NCA insider busted for stealing £4.4 crypto seized from Silk Road


A former National Crime Agency officer has been jailed for stealing 50 BTC seized during the investigation of Silk Road 2.0, exploiting his insider access to access the funds.

Paul Chowles, 42, a former NCA officer, has been jailed for 5.5 years after stealing 50 Bitcoin (BTC), worth just over £59,000 at the time, and now valued at over £4.4 million. Chowles exploited his privileged access during a major 2014 investigation into Silk Road 2.0, a darknet marketplace that was spun up after the FBI shut down the original Silk Road marketplace.

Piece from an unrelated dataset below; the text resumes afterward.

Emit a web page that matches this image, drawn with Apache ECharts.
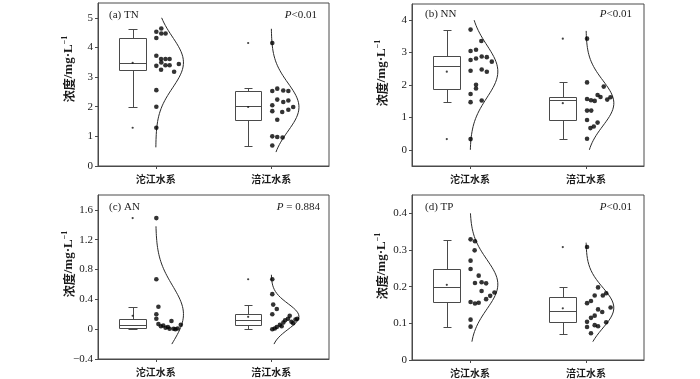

Chowles was responsible for extracting data and cryptocurrency from devices seized from Silk Road 2.0 administrator Thomas White. In May 2017, he quietly transferred 50 of the 97 seized Bitcoins from a “retirement wallet” using private keys found on White’s device.

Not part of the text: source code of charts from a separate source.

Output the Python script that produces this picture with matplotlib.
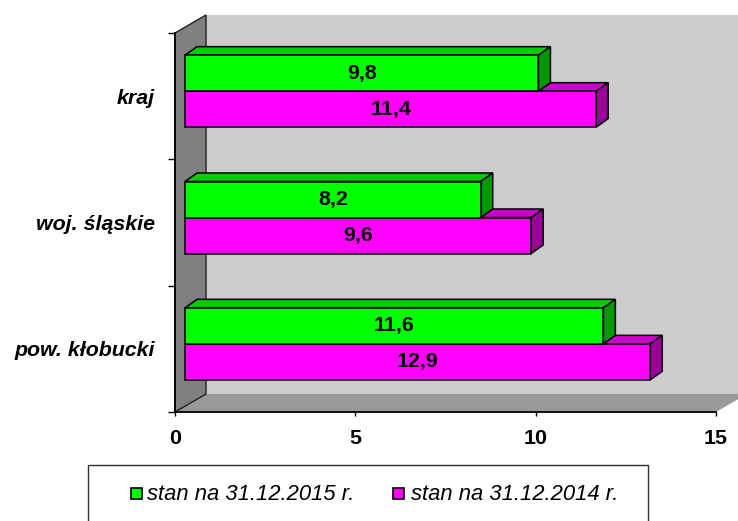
import matplotlib
matplotlib.use("Agg")
import matplotlib.pyplot as plt
from matplotlib.patches import Polygon, Rectangle

# ---- data ----
categories = ["pow. kłobucki", "woj. śląskie", "kraj"]
series_names = ["stan na 31.12.2015 r.", "stan na 31.12.2014 r."]
values_2015 = [11.6, 8.2, 9.8]
values_2014 = [12.9, 9.6, 11.4]
labels_2015 = ["11,6", "8,2", "9,8"]
labels_2014 = ["12,9", "9,6", "11,4"]
x_ticks = [0, 5, 10, 15]

# ---- style ----
FONT = "Liberation Sans"
FS = 15.4
GREEN = ("#00FF00", "#00CC00", "#009900")
MAGENTA = ("#FF00FF", "#CC00CC", "#990099")

W, H = 738, 521
fig = plt.figure(figsize=(W / 100, H / 100), dpi=100)
L, R, T, B = 175, 716, 33, 412  # front plane box (px)
ax = fig.add_axes([L / W, (H - B) / H, (R - L) / W, (B - T) / H])
XMIN, XMAX, YMIN, YMAX = 0, 15, -0.5, 2.5
ax.set_xlim(XMIN, XMAX)
ax.set_ylim(YMIN, YMAX)
ax.patch.set_visible(False)

ux = (XMAX - XMIN) / (R - L)
uy = (YMAX - YMIN) / (B - T)


def off(dx, dy):
    return dx * ux, dy * uy


# walls
wx, wy = off(31, 18)
back = Polygon([(XMIN + wx, YMIN + wy), (XMAX + wx + 2, YMIN + wy),
                (XMAX + wx + 2, YMAX + wy), (XMIN + wx, YMAX + wy)],
               closed=True, fc="#CCCCCC", ec="none", clip_on=False, zorder=0)
floor = Polygon([(XMIN, YMIN), (XMAX, YMIN), (XMAX + wx, YMIN + wy), (XMIN + wx, YMIN + wy)],
                closed=True, fc="#999999", ec="none", clip_on=False, zorder=0.5)
left = Polygon([(XMIN, YMIN), (XMIN + wx, YMIN + wy), (XMIN + wx, YMAX + wy), (XMIN, YMAX)],
               closed=True, fc="#808080", ec="#202020", lw=1.0, clip_on=False, zorder=0.6)
for p in (back, floor, left):
    ax.add_patch(p)

# bars
bx, by = off(10, 5)       # bar front plane offset
bdx, bdy = off(12, 8.5)   # bar depth
bh = 36 * uy              # bar height


def bar3d(x0, y0, v, cols, text):
    ax.barh([y0 + bh / 2], [v], height=bh, left=x0, color=cols[0],
            edgecolor="black", linewidth=1.1, zorder=3, clip_on=False)
    top = Polygon([(x0, y0 + bh), (x0 + v, y0 + bh), (x0 + v + bdx, y0 + bh + bdy),
                   (x0 + bdx, y0 + bh + bdy)], closed=True, fc=cols[1], ec="black",
                  lw=1.1, zorder=2, clip_on=False)
    side = Polygon([(x0 + v, y0), (x0 + v + bdx, y0 + bdy), (x0 + v + bdx, y0 + bh + bdy),
                    (x0 + v, y0 + bh)], closed=True, fc=cols[2], ec="black",
                   lw=1.1, zorder=2, clip_on=False)
    ax.add_patch(top)
    ax.add_patch(side)
    ax.text(x0 + v / 2, y0 + bh / 2, text, ha="center", va="center",
            fontsize=FS, fontweight="bold", family=FONT, zorder=4)


for i in range(len(categories)):
    c = i + by
    # lower bar first (magenta), then upper (green)
    bar3d(bx, c - bh, values_2014[i], MAGENTA, labels_2014[i])
for i in range(len(categories)):
    c = i + by
    bar3d(bx, c, values_2015[i], GREEN, labels_2015[i])

# axes
for s in ("top", "right"):
    ax.spines[s].set_visible(False)
for s in ("left", "bottom"):
    ax.spines[s].set_color("black")
    ax.spines[s].set_linewidth(1.3)
    ax.spines[s].set_zorder(5)

ax.set_xticks(x_ticks)
ax.set_xticklabels([str(t) for t in x_ticks], fontsize=FS, fontweight="bold", family=FONT)
ax.tick_params(axis="x", direction="out", length=3, width=1, pad=9.5)

ax.set_yticks([-0.5, 0.5, 1.5, 2.5])
ax.set_yticklabels([])
ax.tick_params(axis="y", which="major", direction="out", length=5, width=1)
ax.set_yticks(range(len(categories)), minor=True)
ax.set_yticklabels(categories, minor=True, fontsize=FS, fontweight="bold",
                   fontstyle="italic", family=FONT)
ax.tick_params(axis="y", which="minor", length=0, pad=14.5)

# legend (manual)
def fx(p):
    return p / W


def fy(p):
    return (H - p) / H


fig.add_artist(Rectangle((fx(88), fy(540)), fx(648) - fx(88), fy(465) - fy(540),
                         transform=fig.transFigure, fc="white", ec="#303030", lw=1.0))
for (sx, tx, name, col) in ((131, 147, series_names[0], GREEN[0]),
                            (393, 411, series_names[1], MAGENTA[0])):
    fig.add_artist(Rectangle((fx(sx), fy(499)), fx(11), 11 / H, transform=fig.transFigure,
                             fc=col, ec="black", lw=1.2))
    fig.text(fx(tx), fy(494), name, ha="left", va="center", fontsize=15.8,
             fontstyle="italic", family=FONT)

fig.savefig("out.png", dpi=100)
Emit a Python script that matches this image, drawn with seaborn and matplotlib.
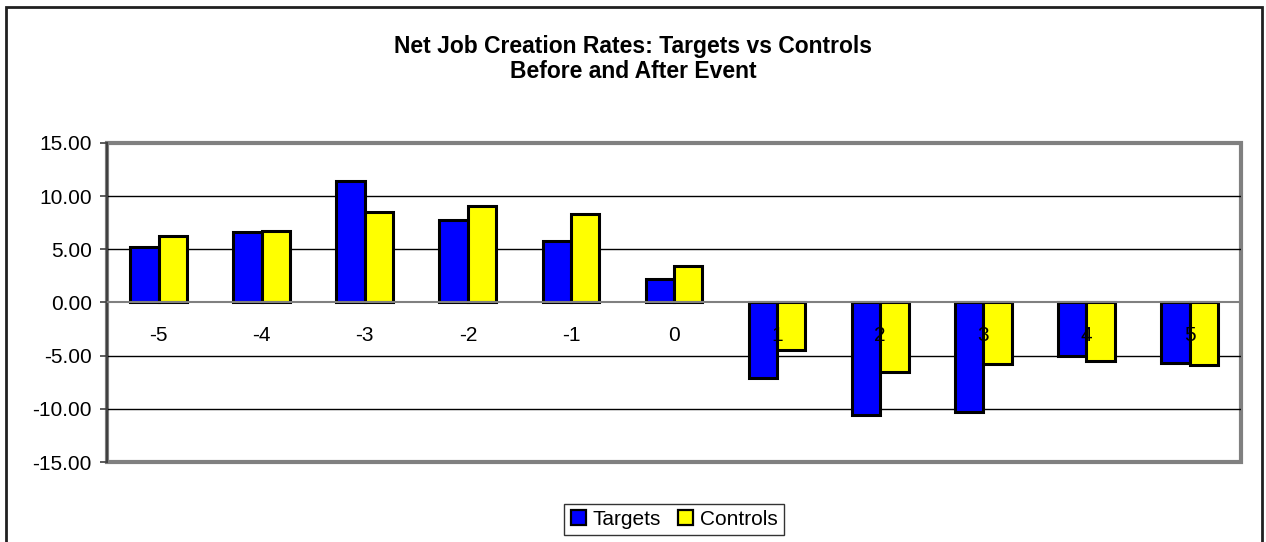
import numpy as np
import pandas as pd
import seaborn as sns
import matplotlib.pyplot as plt
from matplotlib.patches import Rectangle
from matplotlib.ticker import FixedLocator, FormatStrFormatter

# values
event_years = ['-5', '-4', '-3', '-2', '-1', '0', '1', '2', '3', '4', '5']
targets = [5.22, 6.60, 11.40, 7.74, 5.82, 2.17, -7.14, -10.60, -10.28, -5.06, -5.69]
controls = [6.22, 6.70, 8.55, 9.03, 8.30, 3.45, -4.43, -6.54, -5.79, -5.50, -5.85]
series_names = ['Targets', 'Controls']
y_ticks = [-15, -10, -5, 0, 5, 10, 15]
grid_levels = [-10, -5, 5, 10]

df = pd.DataFrame({
    'year': event_years * 2,
    'rate': targets + controls,
    'group': [series_names[0]] * len(targets) + [series_names[1]] * len(controls),
})

sns.set_style('white')
plt.rcParams['font.family'] = ['Liberation Sans', 'DejaVu Sans']
plt.rcParams['text.color'] = 'black'
plt.rcParams['xtick.color'] = 'black'
plt.rcParams['ytick.color'] = 'black'
plt.rcParams['axes.axisbelow'] = False

fig = plt.figure(figsize=(12.66, 5.42), dpi=100)
ax = fig.add_axes([0.0845, 0.1476, 0.8958, 0.5886])

# horizontal gridlines behind the bars
ax.hlines(grid_levels, -0.5, len(event_years) - 0.5, colors='black', linewidth=1.0, zorder=1)

sns.barplot(data=df, x='year', y='rate', hue='group', order=event_years,
            hue_order=series_names, palette=['#0000ff', '#ffff00'],
            width=0.55, edgecolor='black', linewidth=2.2, saturation=1,
            errorbar=None, ax=ax, zorder=2)

ax.set_ylim(-15, 15)
ax.set_xlim(-0.5, len(event_years) - 0.5)
ax.yaxis.set_major_locator(FixedLocator(y_ticks))
ax.yaxis.set_major_formatter(FormatStrFormatter('%.2f'))
ax.grid(False)
ax.set_xlabel('')
ax.set_ylabel('')

# category axis sits on zero, frame drawn by the axes patch
for side in ['top', 'right']:
    ax.spines[side].set_visible(False)
ax.spines['bottom'].set_position(('data', 0))
ax.spines['bottom'].set_color('#808080')
ax.spines['bottom'].set_linewidth(1.5)
ax.spines['left'].set_color('#404040')
ax.spines['left'].set_linewidth(1.5)
ax.patch.set_edgecolor('#808080')
ax.patch.set_linewidth(3)

ax.set_xticks(np.arange(len(event_years) + 1) - 0.5, minor=True)
ax.tick_params(axis='x', which='major', length=0, pad=17, labelsize=15)
ax.tick_params(axis='x', which='minor', length=5, width=1.2, color='#404040', direction='out')
ax.tick_params(axis='y', which='major', length=5, width=1.2, color='#404040',
               direction='out', labelsize=15, left=True, pad=6)

fig.suptitle('Net Job Creation Rates: Targets vs Controls\nBefore and After Event',
             y=0.935, fontsize=16.5, fontweight='bold', linespacing=1.1)

leg = ax.legend(loc='center', bbox_to_anchor=(0.5, -0.18), ncol=2, frameon=True,
                fancybox=False, edgecolor='black', fontsize=15, handlelength=0.75,
                handleheight=0.75, handletextpad=0.3, columnspacing=0.8,
                borderpad=0.3, borderaxespad=0)
leg.get_frame().set_linewidth(1.0)
for patch in leg.get_patches():
    patch.set_linewidth(1.6)

# outer chart border
fig.patches.append(Rectangle((6 / 1266, -0.01), 1256 / 1266, 1 - 7 / 542 + 0.01,
                             transform=fig.transFigure, fill=False,
                             edgecolor='#202020', linewidth=2))

fig.savefig('out.png', dpi=100)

The theft went unnoticed for years and was initially blamed on Thomas White himself. Investigators assumed he had accessed the wallet, given his technical knowledge. By late 2021, the missing 50 BTC was written off as untraceable.

The breakthrough came in 2022 when White, now released from prison, told Merseyside Police he believed someone inside the NCA had taken the Bitcoin because only NCA officers had access to the wallet’s private keys, which triggered a new investigation.

Investigators then partnered with blockchain analytics firm Chainalysis to trace the flow of the stolen Bitcoin. Despite Chowles using Bitcoin Fog, a mixing service known for obfuscating crypto transactions, Chainalysis’s advanced tools successfully mapped the complex transaction trail across multiple wallets.

NCA insider busted for stealing £4.4 crypto seized from Silk Road - 1
Source: Screenshot from Chainalysis’s blockchain visualization tool, Reactor, showing the flow of funds through five key stages | chainanalysis.com

Using Chainalysis Reactor, investigators visualized the movement of the funds through various stages of laundering, eventually linking the transactions back to Chowles’s accounts. They also uncovered a “default wallet” holding about 30 BTC that had remained dormant for nearly five years. Private keys to this wallet were recovered from a device found during the police search of Chowles’s residence.

Chowles pleaded guilty in May 2025 to theft, transferring criminal property, and concealing criminal property. He was dismissed from the NCA shortly before sentencing.